The plane traveled about 2,000 feet after leaving the runway, crossing a grassy strip and a taxiway before going off the embankment, hitting the ground at its base. It then went up a slight hill, over an access road and then down another small hill on the other side of the road before landing on its belly, its landing gear shorn off.

Lead NTSB investigator Bill English said the plane's flight data recorder shows the thrusters on both engines were switched to reverse. He said that normally happens when crew members try to stop a takeoff.

Sumwalt said investigators are still gathering information about the exact wind conditions on the runway at the time of the accident. However, he said the cockpit voice recorder contained no comments about wind.

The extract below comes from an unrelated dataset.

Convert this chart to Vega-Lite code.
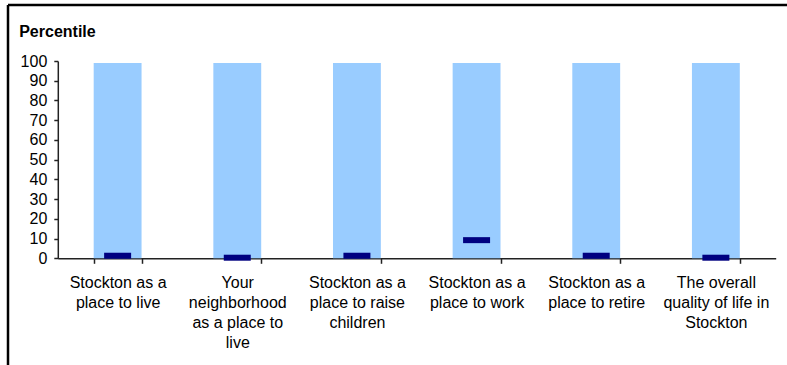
{
  "$schema": "https://vega.github.io/schema/vega-lite/v6.json",
  "width": 779,
  "height": 360,
  "autosize": {"type": "none"},
  "padding": {"left": 8, "top": 5, "right": 0, "bottom": 0},
  "background": "white",
  "config": {
    "font": "Liberation Sans",
    "view": {
      "fill": "white",
      "stroke": "black",
      "strokeWidth": 2.5,
      "strokeDash": [779, 1139, 360, 0]
    }
  },
  "data": {
    "values": [
      {"item": "Stockton as a place to live", "low": 0, "high": 99, "score": 1.3},
      {"item": "Your neighborhood as a place to live", "low": 0, "high": 99, "score": 0.3},
      {"item": "Stockton as a place to raise children", "low": 0, "high": 99, "score": 1.3},
      {"item": "Stockton as a place to work", "low": 0, "high": 99, "score": 9.2},
      {"item": "Stockton as a place to retire", "low": 0, "high": 99, "score": 1.3},
      {"item": "The overall quality of life in Stockton", "low": 0, "high": 99, "score": 0.3}
    ]
  },
  "encoding": {
    "x": {
      "field": "item",
      "type": "nominal",
      "sort": null,
      "scale": {"range": [49.8, 767.7], "paddingInner": 0.6, "paddingOuter": 0.3},
      "axis": {
        "title": null,
        "orient": "bottom",
        "offset": -106.7,
        "tickBand": "extent",
        "tickSize": 5,
        "tickWidth": 1.5,
        "tickColor": "#222222",
        "domainColor": "#222222",
        "domainWidth": 1.5,
        "labelAngle": 0,
        "labelFont": "Liberation Sans",
        "labelFontSize": 16,
        "labelColor": "black",
        "labelLineHeight": 20,
        "labelPadding": 11,
        "labelBaseline": "top",
        "labelOverlap": false,
        "labelLimit": 0,
        "labelExpr": "{'Stockton as a place to live': ['Stockton as a', 'place to live'], 'Your neighborhood as a place to live': ['Your', 'neighborhood', 'as a place to', 'live'], 'Stockton as a place to raise children': ['Stockton as a', 'place to raise', 'children'], 'Stockton as a place to work': ['Stockton as a', 'place to work'], 'Stockton as a place to retire': ['Stockton as a', 'place to retire'], 'The overall quality of life in Stockton': ['The overall', 'quality of life in', 'Stockton']}[datum.label]"
      }
    }
  },
  "layer": [
    {
      "mark": {"type": "bar", "color": "#99CCFF"},
      "encoding": {
        "y": {
          "field": "low",
          "type": "quantitative",
          "scale": {"domain": [0, 100], "range": [253.3, 56], "nice": false},
          "axis": {
            "title": "Percentile",
            "titleAngle": 0,
            "titleAlign": "left",
            "titleBaseline": "alphabetic",
            "titleX": -39.1,
            "titleY": 31.7,
            "titleFont": "Liberation Sans",
            "titleFontSize": 16,
            "titleFontWeight": "bold",
            "titleColor": "black",
            "values": [0, 10, 20, 30, 40, 50, 60, 70, 80, 90, 100],
            "tickCount": 11,
            "labelOverlap": false,
            "grid": false,
            "offset": -49.8,
            "domainColor": "#222222",
            "domainWidth": 1.5,
            "tickColor": "#222222",
            "tickWidth": 1.5,
            "tickSize": 4,
            "labelPadding": 7,
            "labelFont": "Liberation Sans",
            "labelFontSize": 16,
            "labelColor": "black"
          }
        },
        "y2": {"field": "high"}
      }
    },
    {
      "mark": {"type": "tick", "color": "#000080", "opacity": 1, "size": 27, "thickness": 6},
      "encoding": {
        "y": {
          "field": "score",
          "type": "quantitative",
          "axis": {
            "title": "Percentile",
            "titleAngle": 0,
            "titleAlign": "left",
            "titleBaseline": "alphabetic",
            "titleX": -39.1,
            "titleY": 31.7,
            "titleFont": "Liberation Sans",
            "titleFontSize": 16,
            "titleFontWeight": "bold",
            "titleColor": "black",
            "values": [0, 10, 20, 30, 40, 50, 60, 70, 80, 90, 100],
            "tickCount": 11,
            "labelOverlap": false,
            "grid": false,
            "offset": -49.8,
            "domainColor": "#222222",
            "domainWidth": 1.5,
            "tickColor": "#222222",
            "tickWidth": 1.5,
            "tickSize": 4,
            "labelPadding": 7,
            "labelFont": "Liberation Sans",
            "labelFontSize": 16,
            "labelColor": "black"
          }
        }
      }
    }
  ]
}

Investigators have not yet interviewed the plane's captain, who was flying the plane and was among the injured. Authorities have not disclosed his condition, but Sumwalt said he is physically unable to be interviewed. They have talked to the first officer, who said the plane began moving off the center of the runway as it reached about 103 mph while speeding down the runway for takeoff.

The plane continued to accelerate, reaching a maximum speed of about 137 mph, Sumwalt said.

Off-duty crew members who had flown the plane earlier in the day also were on board at the time of the accident, and Sumwalt said the first officer from that crew returned to the plane three times to help rescue passengers. Sumwalt also reported that those crew members said they had no problems with the plane during their flight.

A fire charred and ripped open much of the right side of the plane, with the worst damage around a crack around the fuselage. Sumwalt said all the passenger seats remained intact during the plane's wild ride off the runway, although seats in row 18, near the crack, had loose fittings.

Sumwalt said the runway was bare and dry when the plane attempted to take off and no debris was found there.